Scomodare Nietzsche, Freud, Voltaire e infine Sofocle serve a Kundera per confezionare un racconto imprescindibile. Una storia che denuncia gli orrori del comunismo con la sottile ma non per questo meno efficace arma dell’ironia e che veste la denuncia con gli abiti di una storia d’amore e di sesso. Sì, anche di sesso. Perché il libertinaggio di Tomas diventa anch’esso un urlo di protesta, un inno alla libertà.
E alla fine, ciò che ci rimane non è soltanto la storia del libertino, privato della sua professione e “missione” sociale, ma anche il parallelo dello stesso libertinaggio con il lavoro dello scrittore. “I personaggi nascono da una frase, da una metafora, contenente come in un guscio una possibilità umana fondamentale che l’autore pensa nessuno abbia mai scoperto”. E lo stesso Kundera esce allo scoperto per confessare in maniera inequivocabile: “I personaggi del mio romanzo sono le mie proprie possibilità che non si sono realizzate.

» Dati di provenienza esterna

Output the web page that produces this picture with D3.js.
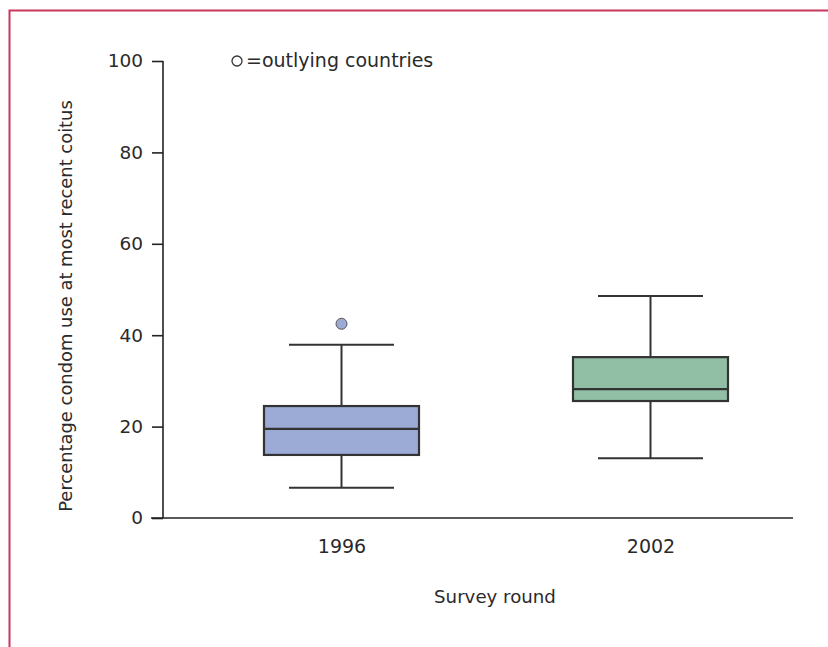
<!DOCTYPE html>
<html>
<head>
<meta charset="utf-8">
<script src="https://cdn.jsdelivr.net/npm/d3@7"></script>
<style>
  body { margin: 0; background: #fff; }
  text { font-family: "DejaVu Sans", sans-serif; fill: #2a2a2a; }
</style>
</head>
<body>
<div id="contenedor"></div>
<script>
// datos
rondas = ["1996", "2002"]
minimos = [6.6, 13.1]
q1 = [13.8, 25.6]
medianas = [19.5, 28.2]
q3 = [24.5, 35.2]
maximos = [37.9, 48.6]
colores = ["#9cabd6", "#90bfa5"]
atipicos = [{ronda: "1996", valor: 42.5}]
ticksY = [0, 20, 40, 60, 80, 100]

ancho = 828
alto = 647

cajas = rondas.map(function(r, i) {
    return {ronda: r, min: minimos[i], q1: q1[i], med: medianas[i], q3: q3[i], max: maximos[i], color: colores[i]}
})

svg = d3.select("#contenedor")
    .append("svg")
    .attr("width", ancho)
    .attr("height", alto)

// marco rojo
svg.append("path")
    .attr("d", "M9.5," + alto + "V10.5H" + ancho)
    .attr("fill", "none")
    .attr("stroke", "#c9375c")
    .attr("stroke-width", 2)

escalaY = d3.scaleLinear()
    .domain([0, 100])
    .range([518, 61])

escalaX = d3.scalePoint()
    .domain(rondas)
    .range([187, 805])
    .padding(0.5)

// eje y
ejeY = d3.axisLeft(escalaY)
    .tickValues(ticksY)
    .tickSize(11)
    .tickPadding(9)

gy = svg.append("g")
    .attr("transform", "translate(163,0)")
    .call(ejeY)
gy.select(".domain").attr("d", "M0,61V518").attr("stroke", "#222").attr("stroke-width", 1.6)
gy.selectAll(".tick line").attr("stroke", "#222").attr("stroke-width", 1.6)
gy.selectAll(".tick text").style("font-size", "18.5px").attr("fill", "#2a2a2a")

// eje x
ejeX = d3.axisBottom(escalaX).tickSize(0).tickPadding(22)
gx = svg.append("g")
    .attr("transform", "translate(0,518)")
    .call(ejeX)
gx.select(".domain").attr("d", "M151,0H793").attr("stroke", "#222").attr("stroke-width", 1.6)
gx.selectAll(".tick text").style("font-size", "19px").attr("fill", "#2a2a2a")

svg.append("text")
    .attr("x", 495)
    .attr("y", 603)
    .attr("text-anchor", "middle")
    .style("font-size", "18.2px")
    .text("Survey round")

svg.append("text")
    .attr("transform", "translate(72,306) rotate(-90)")
    .attr("text-anchor", "middle")
    .style("font-size", "17.9px")
    .text("Percentage condom use at most recent coitus")

// leyenda
svg.append("circle")
    .attr("cx", 237).attr("cy", 61).attr("r", 5)
    .attr("fill", "none").attr("stroke", "#333").attr("stroke-width", 1.3)
svg.append("text")
    .attr("x", 246).attr("y", 67)
    .style("font-size", "19px")
    .text("=outlying countries")

// cajas
anchoCaja = 155
anchoTapa = 105

g = svg.selectAll("g.caja")
    .data(cajas)
    .enter()
    .append("g")
    .attr("class", "caja")
    .attr("transform", function(d) { return "translate(" + escalaX(d.ronda) + ",0)" })

g.append("line")
    .attr("x1", 0).attr("x2", 0)
    .attr("y1", function(d) { return escalaY(d.max) })
    .attr("y2", function(d) { return escalaY(d.min) })
    .attr("stroke", "#333").attr("stroke-width", 2)

g.append("rect")
    .attr("x", -anchoCaja / 2)
    .attr("width", anchoCaja)
    .attr("y", function(d) { return escalaY(d.q3) })
    .attr("height", function(d) { return escalaY(d.q1) - escalaY(d.q3) })
    .attr("fill", function(d) { return d.color })
    .attr("stroke", "#333").attr("stroke-width", 2.2)

g.append("line")
    .attr("x1", -anchoCaja / 2).attr("x2", anchoCaja / 2)
    .attr("y1", function(d) { return escalaY(d.med) })
    .attr("y2", function(d) { return escalaY(d.med) })
    .attr("stroke", "#333").attr("stroke-width", 2.2)

g.selectAll("line.tapa")
    .data(function(d) { return [d.min, d.max] })
    .enter()
    .append("line")
    .attr("class", "tapa")
    .attr("x1", -anchoTapa / 2).attr("x2", anchoTapa / 2)
    .attr("y1", function(v) { return escalaY(v) })
    .attr("y2", function(v) { return escalaY(v) })
    .attr("stroke", "#333").attr("stroke-width", 2)

svg.selectAll("circle.atipico")
    .data(atipicos)
    .enter()
    .append("circle")
    .attr("class", "atipico")
    .attr("cx", function(d) { return escalaX(d.ronda) })
    .attr("cy", function(d) { return escalaY(d.valor) })
    .attr("r", 5.5)
    .attr("fill", "#9cabd6")
    .attr("stroke", "#555").attr("stroke-width", 1)
</script>
</body>
</html>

Per questo voglio bene a tutti allo stesso modo e tutti allo stesso modo mi spaventano: ciascuno di loro ha superato un confine che io ho solo aggirato”. E infatti Kundera finisce a Parigi, mentre il suo Tomas si fa umiliare dallo Stato comunista e, per amore, accetta di farsi esiliare in campagna a trasportare derrate e braccianti. Chissà che un giorno non si possa fare il nome di Tomas come oggi si fa quello di Edipo. Un eroe altrettanto tragico, un mito altrettanto eterno.